■ **Data section**:
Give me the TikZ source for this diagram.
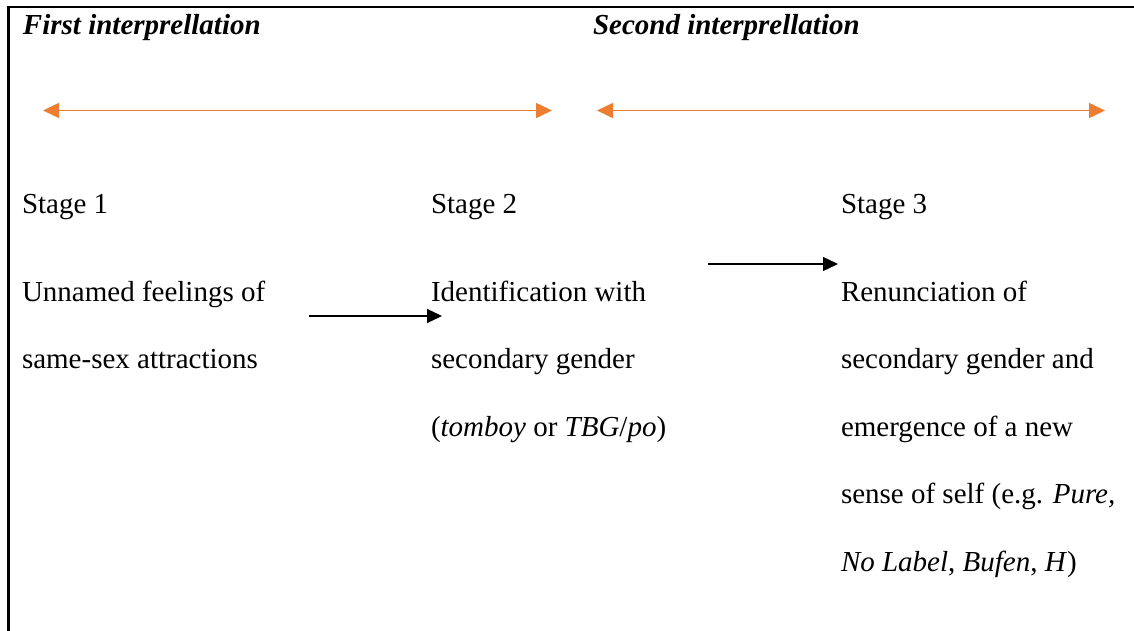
\documentclass[tikz,border=0pt]{standalone}
\usepackage{fontspec}
\setmainfont{Liberation Serif}
\usetikzlibrary{arrows.meta}
\definecolor{orangeline}{HTML}{ED7D31}
\begin{document}
\begin{tikzpicture}[x=1pt,y=-1pt,
  txt/.style={anchor=base west,inner sep=0pt,outer sep=0pt,font=\fontsize{29}{35}\selectfont},
  hdr/.style={txt,font=\fontsize{29}{35}\selectfont\bfseries\itshape},
  orangearrow/.style={draw=orangeline,line width=1.5pt,{Triangle[length=16pt,width=15pt]}-{Triangle[length=16pt,width=15pt]}},
  blackarrow/.style={draw=black,line width=1.3pt,-{Triangle[length=15pt,width=14pt]}},
  border/.style={draw=black,line width=2.7pt}]
\useasboundingbox (0,0) rectangle (1134,631);
% border
\coordinate (bl) at (8.5,631);
\coordinate (tl) at (8.5,7);
\coordinate (tr) at (1134,7);
\draw[border] (bl) -- (tl) -- (tr);
% headers
\node[hdr] (h1) at (23,35) {First interprellation};
\node[hdr] (h2) at (593,35) {Second interprellation};
% orange arrows
\coordinate (o1a) at (43,110.5);
\coordinate (o1b) at (552,110.5);
\coordinate (o2a) at (597,110.5);
\coordinate (o2b) at (1105,110.5);
\draw[orangearrow] (o1a) -- (o1b);
\draw[orangearrow] (o2a) -- (o2b);
% column 1
\node[txt] (s1) at (22,213) {Stage 1};
\node[txt] (s1a) at (22,301) {Unnamed feelings of};
\node[txt] (s1b) at (22,368.5) {same-sex attractions};
% column 2
\node[txt] (s2) at (431,213) {Stage 2};
\node[txt] (s2a) at (431,301) {Identification with};
\node[txt] (s2b) at (431,368.5) {secondary gender};
\node[txt] (s2c) at (431,436) {(\textit{tomboy} or \textit{TBG}/\textit{po})};
% column 3
\node[txt] (s3) at (841,213) {Stage 3};
\node[txt] (s3a) at (841,301) {Renunciation of};
\node[txt] (s3b) at (841,368.5) {secondary gender and};
\node[txt] (s3c) at (841,436) {emergence of a new};
\node[txt] (s3d) at (841,503.5) {sense of self (e.g. \textit{Pure,}};
\node[txt] (s3e) at (841,571) {\textit{No Label}, \textit{Bufen}, \textit{H})};
% black arrows
\coordinate (b1a) at (309,316);
\coordinate (b1b) at (442,316);
\coordinate (b2a) at (708,264);
\coordinate (b2b) at (838,264);
\draw[blackarrow] (b1a) -- (b1b);
\draw[blackarrow] (b2a) -- (b2b);
\end{tikzpicture}
\end{document}
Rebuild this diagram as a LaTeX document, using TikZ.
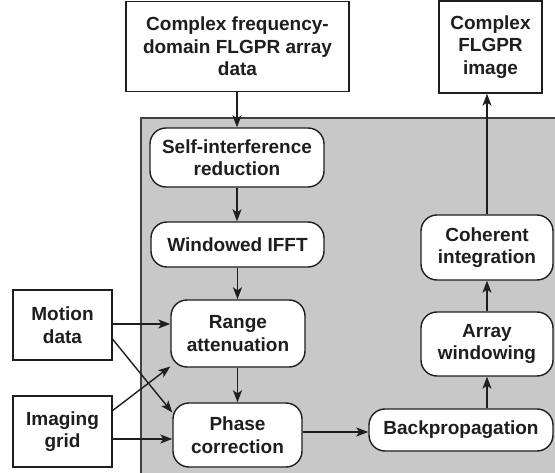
\documentclass[tikz,border=0pt]{standalone}
\usepackage{fontspec}
\setmainfont{Liberation Sans}
\usetikzlibrary{arrows.meta,calc}
\definecolor{panelgray}{RGB}{200,200,200}
\definecolor{ink}{RGB}{30,30,30}
\tikzset{
  sqbox/.style={draw=ink, line width=1.4pt, fill=white, inner sep=0pt, align=center, font=\bfseries\fontsize{19}{22.5}\selectfont, text=ink},
  rbox/.style={sqbox, rounded corners=16pt},
  arr/.style={draw=ink, line width=1.4pt, -{Stealth[length=12pt,width=9pt,inset=3pt]}},
}
\begin{document}
\begin{tikzpicture}[x=1pt,y=-1pt]
\useasboundingbox (0,0) rectangle (555,473);
% panel
\fill[panelgray] (141,118) rectangle (556,474);
\draw[ink!85, line width=1.5pt] (141,474) -- (141,118) -- (556,118);
% nodes
\node[sqbox, minimum width=223pt, minimum height=90pt] (top) at (237.5,46.5) {Complex frequency-\\domain FLGPR array\\data};
\node[sqbox, minimum width=103pt, minimum height=92pt] (img) at (490.5,47) {Complex\\FLGPR\\image};
\node[rbox, minimum width=174pt, minimum height=59pt] (self) at (237,157.5) {Self-interference\\reduction};
\node[rbox, minimum width=173pt, minimum height=45pt] (ifft) at (237.5,244.5) {Windowed IFFT};
\node[rbox, minimum width=134pt, minimum height=67pt] (range) at (238,333.5) {Range\\attenuation};
\node[rbox, minimum width=129pt, minimum height=64pt] (phase) at (237.5,435) {Phase\\correction};
\node[sqbox, minimum width=99pt, minimum height=70pt] (motion) at (62.5,325) {Motion\\data};
\node[sqbox, minimum width=99pt, minimum height=71pt] (grid) at (62.5,431.5) {Imaging\\grid};
\node[rbox, minimum width=184pt, minimum height=42pt] (back) at (461,430) {Backpropagation};
\node[rbox, minimum width=132pt, minimum height=64pt] (arrw) at (487,344) {Array\\windowing};
\node[rbox, minimum width=132pt, minimum height=65pt] (coh) at (487,247.5) {Coherent\\integration};
% connectors
\draw[arr] (top.south -| self.north) -- (self.north);
\draw[arr] (self.south) -- (self.south |- ifft.north);
\draw[arr] (ifft.south) -- (ifft.south |- range.north);
\draw[arr] (phase.north |- range.south) -- (phase.north);
\coordinate (m1) at ($(motion.east)+(0,-1)$);
\draw[arr] (m1) -- (m1 -| range.west);
\coordinate (m2) at ($(motion.north east)!0.7!(motion.south east)$);
\draw[arr] (m2) -- (phase.161);
\coordinate (g1) at ($(grid.north east)!0.21!(grid.south east)$);
\draw[arr] (g1) -- (range.206);
\coordinate (g2) at ($(grid.east)+(0,7.5)$);
\draw[arr] (g2) -- (g2 -| phase.west);
\coordinate (p1) at ($(back.west)+(0,2)$);
\draw[arr] (p1 -| phase.east) -- (p1);
\draw[arr] (back.north -| arrw.south) -- (arrw.south);
\draw[arr] (arrw.north) -- (coh.south);
\draw[arr] (coh.north) -- (coh.north |- img.south);
\end{tikzpicture}
\end{document}
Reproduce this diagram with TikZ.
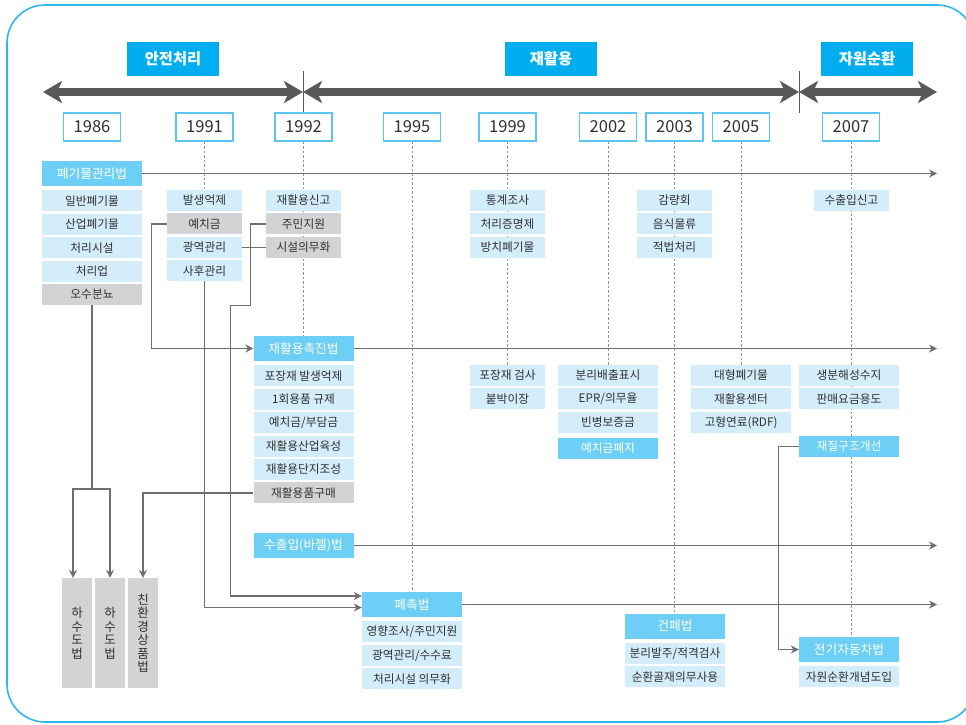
\documentclass[tikz,border=0pt]{standalone}
\usepackage{fontspec}
\setmainfont{Noto Sans CJK KR}
\usepackage{tikz}
\usetikzlibrary{positioning, arrows.meta, backgrounds}
\definecolor{hdrblue}{HTML}{00AEEF}
\definecolor{lawblue}{HTML}{6DCFF6}
\definecolor{itemblue}{HTML}{D4EDFA}
\definecolor{itemgray}{HTML}{D1D3D4}
\definecolor{yearline}{HTML}{5BC4F1}
\definecolor{panelblue}{HTML}{2DB8EB}
\definecolor{barc}{HTML}{58595B}
\definecolor{linec}{HTML}{6D6E70}
\definecolor{txt}{HTML}{303030}
\tikzset{
    >={Stealth[length=8pt,width=8pt]},
    panel/.style={draw=panelblue, line width=1.6pt, rounded corners=38pt},
    era/.style={
        fill=hdrblue, text=white, inner sep=0pt,
        font=\bfseries\fontsize{15.3}{17}\selectfont,
        minimum width=92pt, minimum height=34pt
    },
    year/.style={
        draw=yearline, line width=1.5pt, fill=white, text=txt, inner sep=0pt,
        font=\fontsize{16.5}{18}\selectfont,
        minimum width=57pt, minimum height=28pt
    },
    law/.style={
        fill=lawblue, text=white, inner sep=0pt,
        font=\fontsize{12.7}{14}\selectfont,
        minimum width=100pt, minimum height=25pt
    },
    item/.style={
        fill=itemblue, text=txt, inner sep=0pt,
        font=\fontsize{11.7}{13}\selectfont,
        minimum width=100pt, minimum height=21pt
    },
    narrow/.style={minimum width=75pt},
    oldbox/.style={fill=itemgray},
    newbox/.style={fill=lawblue, text=white},
    sidelaw/.style={
        fill=itemgray, text=txt, inner sep=0pt, align=center,
        font=\fontsize{12.5}{13.5}\selectfont,
        minimum width=30pt, minimum height=110pt
    },
    erabar/.style={
        draw=barc, line width=8pt,
        {Stealth[length=19pt,width=22pt,inset=5pt]}-{Stealth[length=19pt,width=22pt,inset=5pt]}
    },
    divider/.style={draw=barc, line width=1pt},
    flow/.style={draw=linec, line width=1.3pt, ->},
    link/.style={draw=linec, line width=1.3pt},
    guide/.style={draw=gray!85, line width=1pt, dash pattern=on 2.5pt off 2pt},
}

\begin{document}
\begin{tikzpicture}[x=1pt, y=-1pt]
    \useasboundingbox (0,0) rectangle (966,724);
    \draw[panel] (7,5) rectangle (975,722);

    \node[era] (safe)  at (173,59) {안전처리};
    \node[era] (reuse) at (551,59) {재활용};
    \node[era] (cycle) at (867,59) {자원순환};

    \coordinate (e0) at (43,92);
    \coordinate (e1) at (303,92);
    \coordinate (e2) at (799,92);
    \coordinate (e3) at (937,92);
    \draw[erabar] (e0) -- (e1);
    \draw[erabar] (e1) -- (e2);
    \draw[erabar] (e2) -- (e3);
    \draw[divider] ([yshift=21pt]e1) -- ([yshift=-21pt]e1);
    \draw[divider] ([yshift=21pt]e2) -- ([yshift=-21pt]e2);

    \node[year] (y1986) at (92,127)    {1986};
    \node[year] (y1991) at (204.5,127) {1991};
    \node[year] (y1992) at (303.5,127) {1992};
    \node[year] (y1995) at (412,127)   {1995};
    \node[year] (y1999) at (507.5,127) {1999};
    \node[year] (y2002) at (608,127)   {2002};
    \node[year] (y2003) at (674.5,127) {2003};
    \node[year] (y2005) at (741,127)   {2005};
    \node[year] (y2007) at (851,127)   {2007};

    \node[law]          (waste)   at (92,173.5)          {폐기물관리법};
    \node[item]         (gen86)   [below=4pt of waste]   {일반폐기물};
    \node[item]         (ind86)   [below=2pt of gen86]   {산업폐기물};
    \node[item]         (plant86) [below=2pt of ind86]   {처리시설};
    \node[item]         (biz86)   [below=2pt of plant86] {처리업};
    \node[item, oldbox] (sew86)   [below=2pt of biz86]   {오수분뇨};

    \node[item, narrow]         (ctl91)  at (204.5,200.5)        {발생억제};
    \node[item, narrow, oldbox] (dep91)  [below=2pt of ctl91]    {예치금};
    \node[item, narrow]         (reg91)  [below=2pt of dep91]    {광역관리};
    \node[item, narrow]         (post91) [below=2pt of reg91]    {사후관리};

    \node[item, narrow]         (rep92)  at (303.5,200.5)        {재활용신고};
    \node[item, narrow, oldbox] (aid92)  [below=2pt of rep92]    {주민지원};
    \node[item, narrow, oldbox] (fac92)  [below=2pt of aid92]    {시설의무화};

    \node[item, narrow] (stat99)  at (507.5,200.5)       {통계조사};
    \node[item, narrow] (cert99)  [below=2pt of stat99]  {처리증명제};
    \node[item, narrow] (idle99)  [below=2pt of cert99]  {방치폐기물};

    \node[item, narrow] (cut03)   at (674.5,200.5)       {감량회};
    \node[item, narrow] (food03)  [below=2pt of cut03]   {음식물류};
    \node[item, narrow] (legal03) [below=2pt of food03]  {적법처리};

    \node[item, narrow] (exp07)   at (851.5,200.5)       {수출입신고};

    \node[law]          (rp)     at (303.5,348.5)       {재활용촉진법};
    \node[item]         (pkg92)  [below=4pt of rp]      {포장재 발생억제};
    \node[item]         (one92)  [below=2pt of pkg92]   {1회용품 규제};
    \node[item]         (fee92)  [below=2pt of one92]   {예치금/부담금};
    \node[item]         (ind92)  [below=2pt of fee92]   {재활용산업육성};
    \node[item]         (park92) [below=2pt of ind92]   {재활용단지조성};
    \node[item, oldbox] (buy)    [below=2pt of park92]  {재활용품구매};

    \node[item, narrow] (pack99)  at (507.5,375.5)       {포장재 검사};
    \node[item, narrow] (built99) [below=2pt of pack99]  {붙박이장};

    \node[item]         (sep02)    at (608,375.5)          {분리배출표시};
    \node[item]         (epr02)    [below=2pt of sep02]    {EPR/의무율};
    \node[item]         (bottle02) [below=2pt of epr02]    {빈병보증금};
    \node[item, newbox] (end02)    [below=4.5pt of bottle02] {예치금폐지};

    \node[item] (big05)  at (741,375.5)         {대형폐기물};
    \node[item] (ctr05)  [below=2pt of big05]   {재활용센터};
    \node[item] (rdf05)  [below=2pt of ctr05]   {고형연료(RDF)};

    \node[item]         (bio07)  at (849,375.5)         {생분해성수지};
    \node[item]         (sale07) [below=2pt of bio07]   {판매요금용도};
    \node[item, newbox] (mat07)  at (849,446.5)         {재질구조개선};

    \node[law]  (basel) at (303.5,545.5) {수출입(바젤)법};

    \node[law]  (fac)    at (412,604.5)         {폐촉법};
    \node[item] (imp95)  [below=4pt of fac]     {영향조사/주민지원};
    \node[item] (wide95) [below=2pt of imp95]   {광역관리/수수료};
    \node[item] (duty95) [below=2pt of wide95]  {처리시설 의무화};

    \node[law]  (cw)     at (675,626)           {건폐법};
    \node[item] (ord03)  [below=4pt of cw]      {분리발주/적격검사};
    \node[item] (agg03)  [below=2pt of ord03]   {순환골재의무사용};

    \node[law]  (ev)     at (849,649.5)         {전기자동차법};
    \node[item] (idea07) [below=4pt of ev]      {자원순환개념도입};

    \node[sidelaw] (sw1) at (77,633)  {하\\수\\도\\법};
    \node[sidelaw] (sw2) at (110,633) {하\\수\\도\\법};
    \node[sidelaw] (eco) at (143,633) {친\\환\\경\\상\\품\\법};

    \coordinate (rim)  at (937,0);
    \coordinate (fork) at (92,489);
    \draw[flow] (waste) -- (waste -| rim);
    \draw[flow] (rp)    -- (rp -| rim);
    \draw[flow] (basel) -- (basel -| rim);
    \draw[flow] (fac)   -- (fac -| rim);

    \draw[flow] (dep91) -- ([xshift=-15pt]dep91.west) |- (rp);
    \draw[link] (reg91) -- (fac92);
    \draw[flow] (aid92) -- ([xshift=-15pt]aid92.west) -- ++(0,81.5) -- ++(-20,0)
                |- ([yshift=8.5pt]fac.west);
    \draw[flow] (post91) |- ([yshift=-3pt]fac.west);
    \draw[link] (sew86) -- (fork);
    \draw[flow] (fork) -| ([xshift=-4pt]sw1.north);
    \draw[flow] (fork) -| (sw2);
    \draw[flow] (buy) -| (eco);
    \draw[flow] (mat07) -- ([xshift=-20pt]mat07.west) |- (ev);

    \begin{scope}[on background layer]
        \draw[guide] (y1991) -- (y1991 |- ctl91.north);
        \draw[guide] (y1992) -- (y1992 |- rp.north);
        \draw[guide] (y1995) -- (y1995 |- fac.north);
        \draw[guide] (y1999) -- (y1999 |- pack99.north);
        \draw[guide] (y2002) -- (y2002 |- sep02.north);
        \draw[guide] (y2003) -- (y2003 |- cw.north);
        \draw[guide] (y2005) -- (y2005 |- big05.north);
        \draw[guide] (y2007) -- (y2007 |- ev.north);
    \end{scope}
\end{tikzpicture}
\end{document}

■ **Task directions**:
Scan the records above for the string "this", then select every line that holds it.

■ **The response**:
Give me the TikZ source for this diagram.
Rebuild this diagram as a LaTeX document, using TikZ.
Reproduce this diagram with TikZ.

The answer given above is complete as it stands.